I lost my mom last week. Poof — just like that. One day she was there, the next she was gone. Died in her sleep, they told us. Probably felt no pain. And that was a huge relief. I mean, why drag it out? My mother was well into her '80s, suffered from diabetes and high blood pressure, and had lived a full and eventful existence. The last thing she needed was a prolonged skirmish with the grim reaper.

Besides, I'd already seen what it had wrought on my dad. His dignity, his self-regard, his quiet pride — they were all stripped away by the ugliness of the soul-destroying battle that he'd had to endure. I was in tears long before he was declared deceased. Just to see his pain.

So I figure Suzanne — that's my mom — got off lightly. As a family friend put it: "I always admire people who can arrange to die in their sleep. Such a great way to go."

Still, her passing made me stop and take stock. They say that there's a special place in heaven for the mother of four sons. Well, if that's true, then my mother's inclusion is assured. When I think back to the task Suzanne was handed in the 1950s, '60s and '70s — wrangling four hyperkinetic boys and an adventure-crazed husband; essentially running a four-season sports camp for high-performance kooks — I can only shake my head and marvel. She did it all.

My mother hiked and skied and paddled and swam and pedalled and golfed and tennised and... well, she never stopped. And when things got tough, she just got tougher. Suzanne, you see, could take care of herself. Even the way she skied... although her technique was far from conventional, the inimitable power-stem-cum-parallel turn she'd mastered over the years had seen her safely down slopes from the Alps to the Rockies. The lady was fearless.

But more importantly (at least for us), was that she was always there at the end of the day, when the playing was over and we were all tired and hungry. While we lounged about and shared war stories about the day's adventures — and waxed impatient about the upcoming victuals — there would be Suzanne, hunched over the kitchen range or the campfire grill, or even the family's battered Coleman stove, making sure that her brood was properly fed and watered before attending to her own needs.
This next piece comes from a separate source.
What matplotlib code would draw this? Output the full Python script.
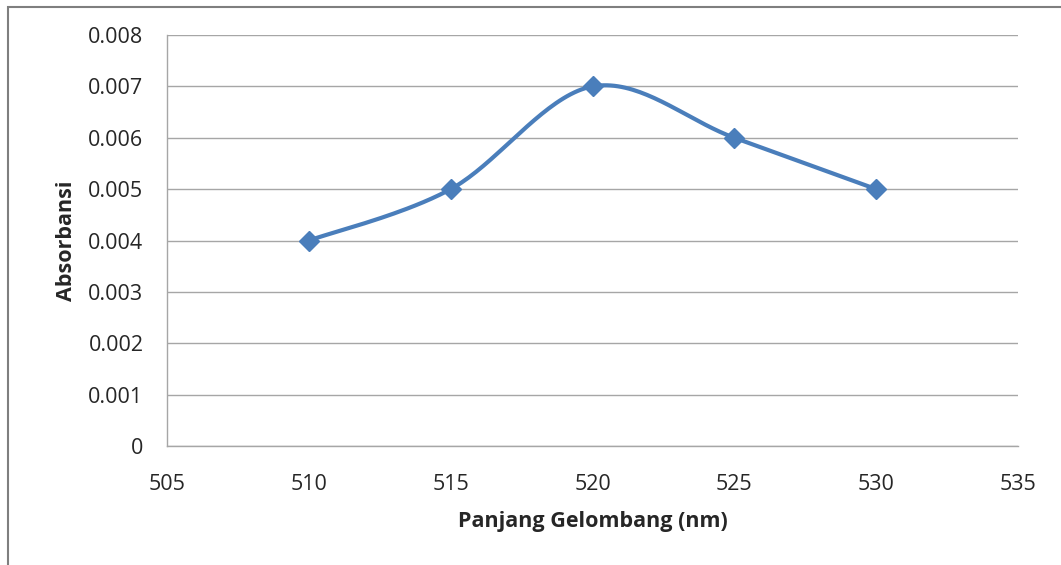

No wonder she got snarky from time to time...

The pride Suzanne felt for her boys was legendary. But she never indulged that pride within the family circle. With us, it was tough love all the way. As in: "Get over yourself ducky. You're not the only hero on the planet."
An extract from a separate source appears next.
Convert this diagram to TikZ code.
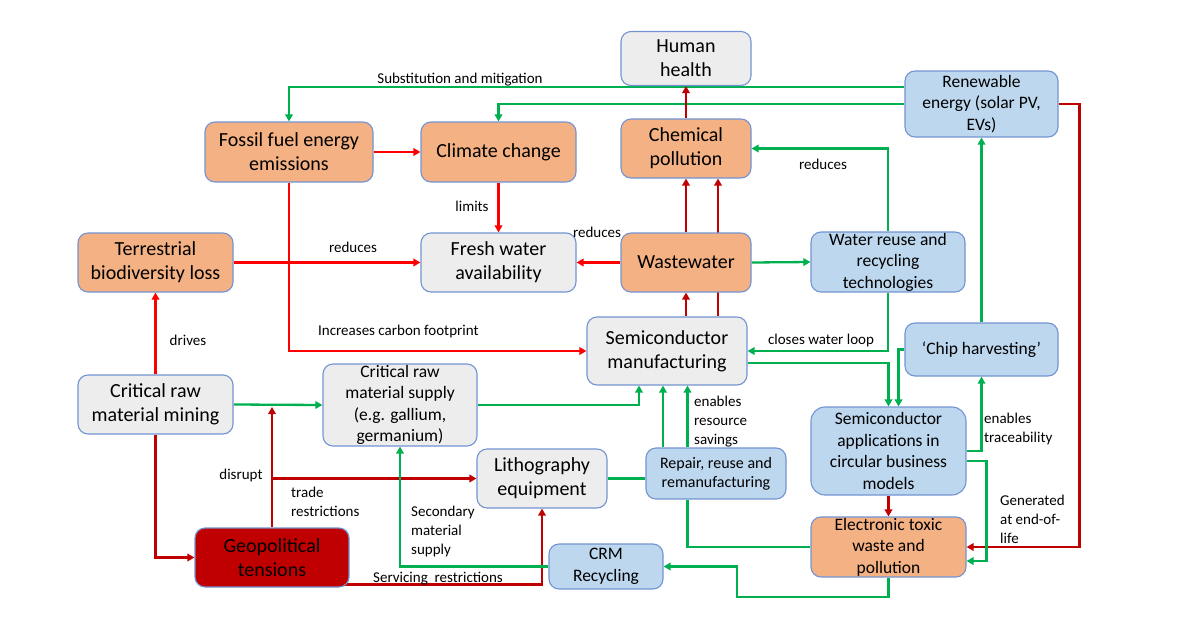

My friend Cathy Jewett — herself a formidable mom — put it best. "Your mother was one feisty lady." For sure. Gutsy. Spirited. Energetic. Aggressive even. Suzanne was all that. And more. She was like a grizzly-bear mom. You didn't want to cross her when she was on a mission. But then, how could she have survived otherwise?

I can still remember the Saturday morning equipment check. Goggles, gloves, hat, lift pass, skis, poles, lunches... times four. Mom would laboriously go through the list with each of us before we'd get in the car. "Does everyone have everything? I'm not coming back this time," she would warn. But it didn't matter. Invariably — invariably! — we'd be halfway to the hill and one of my brothers — never me! — would admit (often in tears) that he'd forgotten a vital bit of gear back at the ranch. "Please mom. Just this once. It'll never happen again, Pleaaaaaase..." Rolling of eyes. Grumble, grumble. Even a curse or two. Still. Each time, my mother would turn that ol' station wagon around and head back for the missing item. Berating the forgetful one all the way, of course. Making sure we'd all remember just how painful the process had been. But that was fine. It was a price my brothers were all willing to pay.
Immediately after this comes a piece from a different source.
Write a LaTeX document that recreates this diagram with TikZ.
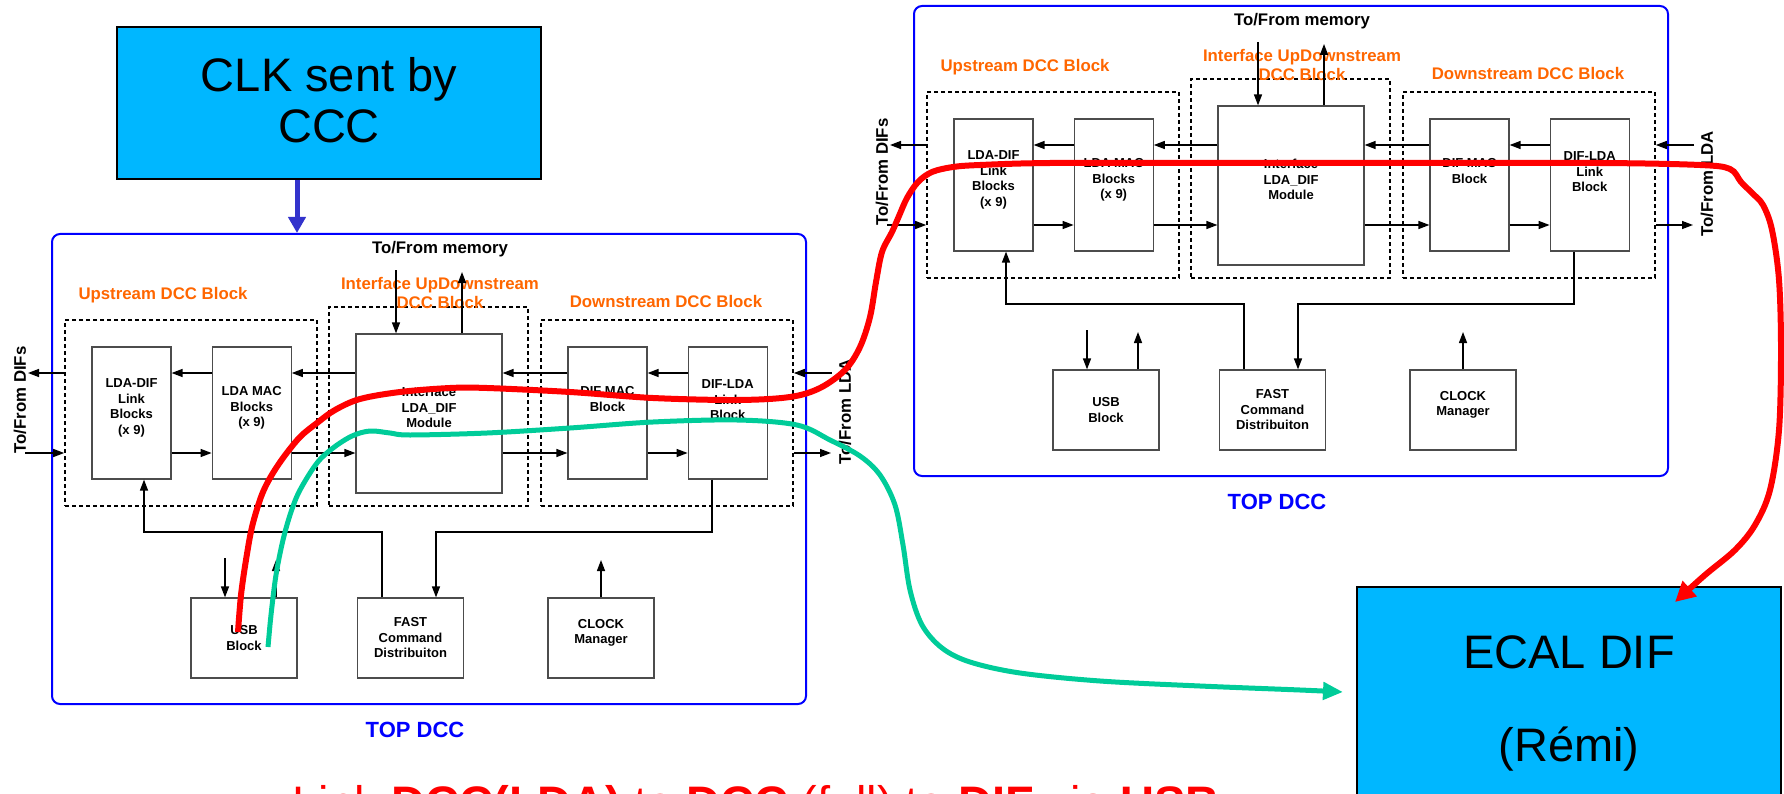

And somehow — I never figured it out — we were never late for our ski school classes or our gate-training sessions or just meeting up with buds at the base lodge. She was the best that way. Totally committed. Entirely engaged. But she wasn't alone.

It was my parent's generation — the children of the Depression — who first elevated this snow-playing thing beyond a mere sporting curiosity. It was my dad and his ski racing buddies, their friends and acquaintances — in Ottawa, Montreal, Calgary and Vancouver; even Trail, Rossland and Kimberley — who figured out how to make skiing a compelling (and accessible) activity for middle-class Canadian families.

But the men could only do so much. It was my mom and her cohorts who transformed the rough base lodges and remote mountain cabins into the social havens they would soon become. Who dressed the kids and warmed their frozen toes and soothed their fragile egos. Who, with every little thing they did, transformed a fringe sport with limited appeal into a broad-based winter culture.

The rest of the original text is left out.